Lawmaker: All Pennsylvania schools should start after Labor Day
HARRISBURG (CBS) - The idea wasn't his. But state Rep. Jose Giral (D-Philadelphia) thought it was a good one, so he's introducing a bill that would establish a post-Labor Day start for Pennsylvania schools.
While campaigning last fall, "I was out there knocking on doors and visiting folks at community events, and a lot of parents were coming up to me, and they were talking about the school year," Giral said – specifically, telling him it should start after Labor Day.
Post-Labor Day school starts were once common but are increasingly rare.

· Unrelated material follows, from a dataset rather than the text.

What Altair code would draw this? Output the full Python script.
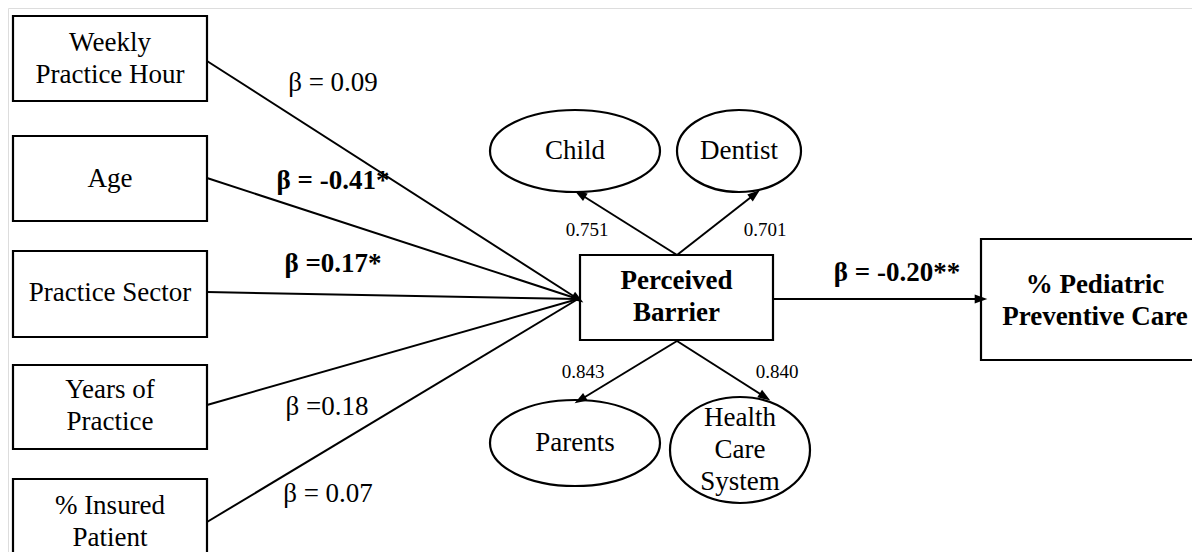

Pennsylvania's two largest school districts, Philadelphia and Pittsburgh, both start the week before Labor Day, often in late August. Neither immediately responded to messages seeking reaction to a proposal by Giral proposal to require a post-Labor Day start.
Giral said advocates for extending the summer swayed him.
"As I started doing more research on the bill, I realized that it makes an impact economically" – $400 million annually in Pennsylvania, according to the memo he wrote asking other lawmakers to support the idea. "And I didn't realize that."
Giral said he has heard universally positive reactions to the idea from Pennsylvanians in his own district and beyond, as well as from colleagues who are interested in co-sponsoring the legislation.
But at least one key group of stakeholders isn't so sure.
"Implementation of a uniform start date for Pennsylvania's 500 school districts would further erode the principle of local control and has other repercussions that locally elected school boards are required to consider, such as extending the school year further into the summer, contractual obligations and weather-related events," the Pennsylvania School Boards Association told CBS News in a statement.
Giral's memo lists six states that have established post-Labor Day start dates: Maryland, Michigan, Oklahoma, Rhode Island, South Dakota and Virginia – although several have either backed off the requirement or allowed exceptions. Giral said he's open to the idea of some kind of waiver process for districts.
Reaction from parents who spoke with CBS News in the Pittsburgh area was mixed.
"I think it's a good idea," said Allie Hartman, holding her preschool-aged son. "Anything to have more time with your children."
"I feel like they should get a longer break as well," agreed her fiancée, Anthony Filler.
Linda Caplan, a mother of grown children and retired teacher, said the change could be good for some families but not others. During a long summer break, children can forget what they learned the previous year, she said.
"So I would probably want them back sooner than later," she said.